Here is how you can make your car loan application process simple and easy. Almost everything that you want is at the tip of your fingers, thanks largely to technology. So, when you are looking for a new or used car loan, consider the benefits of doing it online. You can find out your car loan eligibility, compare various car loan offers, and get an instant quote. What’s more, you can also calculate the cost of your loan using the online car loan EMI calculator.
How can you get a low interest car loan?
The higher the interest rate, the higher is the cost of your car loan. There are ways in which one can get a lower interest rate car loan. For this, it is important to understand the factors affecting your car loan interest rate:
● Maintain a good credit score: Whether it is a personal loan or a car loan, your credit score and credit history play a major part in determining the approval of your loan. If you have a good credit score of 750 or above, then your chances of car loan approval are higher. If you have a bad credit score, it indicates your inability to repay the loan. Hence, banks prefer to give loans to individuals with a good credit score. Also, with a good credit score, you have the opportunity to negotiate for a lower interest rate with the bank.
● Higher the down-payment, the lower the cost of your car loan: If you have a sudden inflow of cash or have been saving up to buy a car, you can use the available funds as a down-payment and apply for a car loan to pay for the rest. This brings down the principal loan amount you need to borrow to pay for the car.

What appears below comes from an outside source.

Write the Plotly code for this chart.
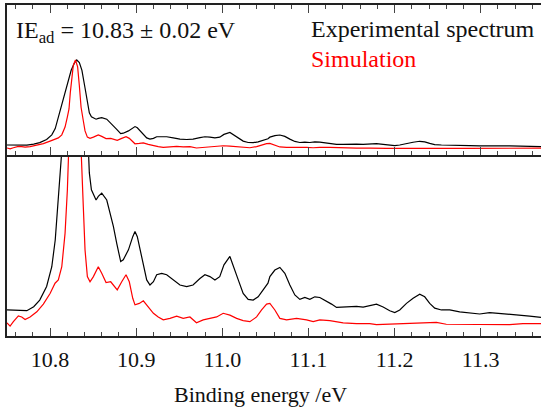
import plotly.graph_objects as go

# Experimental spectrum (binding energy in eV, intensity normalised to peak = 100)
exp_energy = [10.75, 10.765, 10.773, 10.781, 10.788, 10.796, 10.802, 10.806, 10.8085, 10.811,
              10.8135, 10.817, 10.8205, 10.8245, 10.828, 10.831, 10.834, 10.837, 10.8405, 10.8435,
              10.8456, 10.848, 10.8534, 10.856, 10.860, 10.8658, 10.8696, 10.8735, 10.8774, 10.882,
              10.885, 10.891, 10.896, 10.8986, 10.9013, 10.9044, 10.9083, 10.9122, 10.916, 10.92,
              10.9238, 10.9296, 10.9354, 10.943, 10.9508, 10.9586, 10.966, 10.974, 10.9798, 10.9856,
              10.9914, 10.997, 11.0019, 11.0088, 11.0127, 11.0185, 11.0242, 11.03, 11.0358, 11.0416,
              11.0474, 11.053, 11.0552, 11.061, 11.0668, 11.0726, 11.0784, 11.0842, 11.09, 11.0958,
              11.1016, 11.1074, 11.1132, 11.119, 11.1268, 11.1326, 11.1403, 11.148, 11.1558, 11.1635,
              11.1712, 11.179, 11.1867, 11.1944, 11.2002, 11.206, 11.2138, 11.2215, 11.2292, 11.235,
              11.2408, 11.2466, 11.2544, 11.264, 11.2756, 11.2872, 11.2988, 11.3104, 11.322, 11.3336,
              11.3452, 11.3568, 11.37]
exp_intensity = [1.1, 1.1, 0.9, 2.0, 3.8, 7.5, 12.9, 20.2, 29.3, 38.5,
                 48, 62, 76, 88, 96, 100, 97, 88, 68, 48,
                 38.5, 33.9, 31.1, 32.1, 33.0, 31.1, 27.5, 23.9, 19.3, 14.3,
                 14.8, 17.5, 21.1, 22.5, 21.1, 17.5, 12.9, 9.3, 7.9, 8.8,
                 10.7, 11.1, 10.7, 9.3, 7.9, 7.5, 7.9, 9.7, 10.7, 10.2,
                 9.3, 10.2, 13.4, 15.7, 12.9, 9.3, 5.6, 4.0, 3.8, 4.7,
                 6.6, 8.4, 10.2, 12.0, 12.7, 11.1, 7.9, 5.2, 4.0, 4.5,
                 4.0, 4.7, 4.5, 3.8, 2.7, 1.8, 1.9, 2.2, 2.1, 1.9,
                 2.3, 2.7, 1.9, 0.9, 0.4, 1.1, 2.9, 4.3, 5.4, 4.7,
                 2.9, 1.6, 1.1, 1.1, 0.6, 0.4, 0.0, 0.4, 0.2, 0.0,
                 -0.3, -0.6, -0.9]

# Simulation
sim_energy = [10.75, 10.7536, 10.7574, 10.7632, 10.7671, 10.771, 10.7768, 10.7846, 10.7922, 10.80,
              10.8058, 10.8096, 10.8136, 10.8174, 10.8201, 10.822, 10.8235, 10.825, 10.827, 10.8295,
              10.832, 10.834, 10.836, 10.8386, 10.8406, 10.8433, 10.8464, 10.8503, 10.856, 10.86,
              10.865, 10.8704, 10.8735, 10.878, 10.8832, 10.8882, 10.892, 10.896, 10.8986, 10.9036,
              10.9083, 10.914, 10.92, 10.9256, 10.9314, 10.9392, 10.947, 10.9546, 10.9624, 10.970,
              10.9778, 10.9856, 10.9934, 11.001, 11.0088, 11.0166, 11.0242, 11.032, 11.0398, 11.0456,
              11.0514, 11.0552, 11.061, 11.0668, 11.0746, 11.0862, 11.0978, 11.1055, 11.1132, 11.1248,
              11.1403, 11.1558, 11.1712, 11.179, 11.1906, 11.21, 11.2253, 11.2486, 11.26, 11.2872,
              11.318, 11.3336, 11.349, 11.37]
sim_intensity = [-2.4, -3.3, -2.1, -0.5, -0.8, -1.5, -0.8, 0.6, 2.7, 5.6,
                 8.4, 9.3, 12.9, 22, 33.9, 43, 62, 80, 94, 100,
                 92, 70, 45, 29.3, 17.5, 10.2, 8.8, 10.2, 12.9, 11.1,
                 8.6, 8.8, 7.9, 6.6, 8.8, 10.7, 8.8, 4.3, 2.5, 2.9,
                 3.6, 1.8, 0.2, -0.8, -1.6, -1.2, -0.6, -1.2, -0.8, -2.4,
                 -1.6, -1.2, -0.8, 0.2, -0.3, -1.2, -1.8, -2.1, -0.8, 1.1,
                 2.7, 2.9, 1.1, -1.2, -1.6, -1.2, -1.6, -2.1, -1.6, -1.8,
                 -2.4, -2.6, -2.6, -2.9, -2.8, -2.8, -2.6, -2.3, -2.8, -2.8,
                 -2.8, -2.9, -2.6, -2.6]

x_range = [10.75, 11.37]
top_y_range = [-10.5, 164]
bottom_y_range = [-6.0, 43.4]

FONT = "Liberation Serif"
TXT = "#111111"
AXC = "#222222"

fig = go.Figure()
for ax_x, ax_y in (("x", "y"), ("x2", "y2")):
    fig.add_trace(go.Scatter(x=exp_energy, y=exp_intensity, mode="lines",
                             line=dict(color="black", width=1.2),
                             xaxis=ax_x, yaxis=ax_y, showlegend=False, hoverinfo="skip"))
    fig.add_trace(go.Scatter(x=sim_energy, y=sim_intensity, mode="lines",
                             line=dict(color="#ff0000", width=1.2),
                             xaxis=ax_x, yaxis=ax_y, showlegend=False, hoverinfo="skip"))

split = 0.547
common_x = dict(range=x_range, showgrid=False, zeroline=False, showline=True,
                linecolor=AXC, linewidth=1.5, ticks="inside", ticklen=8, tickwidth=1.2,
                tickcolor="#444444", tick0=10.8, dtick=0.1, tickformat=".1f",
                minor=dict(ticks="inside", ticklen=4, tickwidth=1, tickcolor="#444444",
                           dtick=0.02, tick0=10.8, showgrid=False))

fig.update_layout(
    width=541, height=411,
    margin=dict(l=7, r=0, t=5, b=75),
    paper_bgcolor="white", plot_bgcolor="white",
    font=dict(family=FONT, color=TXT, size=22),
    xaxis=dict(**common_x, anchor="y", domain=[0, 1], mirror=False,
               showticklabels=True, tickfont=dict(size=22, family=FONT, color=TXT),
               ticklabelstandoff=3),
    xaxis2=dict(**common_x, anchor="y2", domain=[0, 1], matches="x", mirror="ticks",
                showticklabels=False),
    yaxis=dict(domain=[0, split], range=bottom_y_range, showgrid=False, zeroline=False,
               showline=True, linecolor=AXC, linewidth=1.5, ticks="", showticklabels=False),
    yaxis2=dict(domain=[split, 1], range=top_y_range, showgrid=False, zeroline=False,
                showline=True, linecolor=AXC, linewidth=1.5, ticks="", showticklabels=False),
    annotations=[
        dict(text="IE<sub>ad</sub> = 10.83 ± 0.02 eV", xref="paper", yref="paper",
             x=0.013, y=0.919, xanchor="left", yanchor="middle", showarrow=False,
             font=dict(size=24, family=FONT, color=TXT)),
        dict(text="Experimental spectrum", xref="paper", yref="paper",
             x=0.565, y=0.927, xanchor="left", yanchor="middle", showarrow=False,
             font=dict(size=24, family=FONT, color=TXT)),
        dict(text="Simulation", xref="paper", yref="paper",
             x=0.565, y=0.838, xanchor="left", yanchor="middle", showarrow=False,
             font=dict(size=24, family=FONT, color="#ff0000")),
        dict(text="Binding energy /eV", xref="paper", yref="paper",
             x=0.474, y=-0.178, xanchor="center", yanchor="middle", showarrow=False,
             font=dict(size=22, family=FONT, color=TXT)),
    ],
)

fig.write_html("out.html", config={"displayModeBar": False},
               post_script="document.body.style.margin='0';")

● Steady income and type of occupation: When checking your car loan eligibility, in addition to credit score, your income level is also taken into account. Banks prefer individuals with a steady income and a stable occupation as it shows an applicant’s capability to repay the loan. The probability of defaulting on a car loan is lower when the applicant has a steady income every month to pay EMIs.
● Low Debt-to-Income ratio: Calculating Equated Monthly Installments (EMI) for your car loan will help you decide on the loan amount and tenure. Enter the chosen loan amount, loan tenure, interest rate, and processing fee into the car loan EMI calculator. The tool will give you instant results including an amortisation table that consists of the monthly EMI payments, gross payment in interests, and the monthly reduction of the principal loan amount. It is advisable to have a low debt-to-income ratio as it indicates your capability to make EMI payments each month without fail. Your EMIs shouldn’t exceed 50% of your salary.
● Choose your car loan tenure carefully: The longer your loan tenure, the lower your interest rate. However, with a long loan tenure, you end up paying more in interest over the years. A shorter loan tenure means a higher interest rate. Understandably, it can be difficult to choose the right loan tenure. To make it easy, it is important to calculate the EMI of your car loan. Calculate the total interest payment for the chosen loan tenure and settle for one wherein your total interest payment is less.
● Age and model of the car: With a car loan, the vehicle is considered a collateral for the period of the loan tenure. In the case of defaulting on a loan, the bank will hold onto the car to make up for the outstanding dues. That is why, banks take the age and model of the car into account when determining the interest rate. Keep in mind, modern cars from a reputable manufacturer have a higher resale value than older models. Used or pre-owned car loans have a higher interest rate than new car loans. This is because old cars depreciate with age and usage.
By going paperless, you can get better offers on car loans online as you are eliminating the involvement of an agent who works on commission. Most banks approve car loans within a day. Apply car loan online to enjoy faster approvals and disbursement of funds. Having said that, don’t apply for multiple loans in a short period of time in order to avoid a negative impact on your credit score. A good credit score, a steady income, and a flexible loan tenure can help you get a lower interest rate car loan.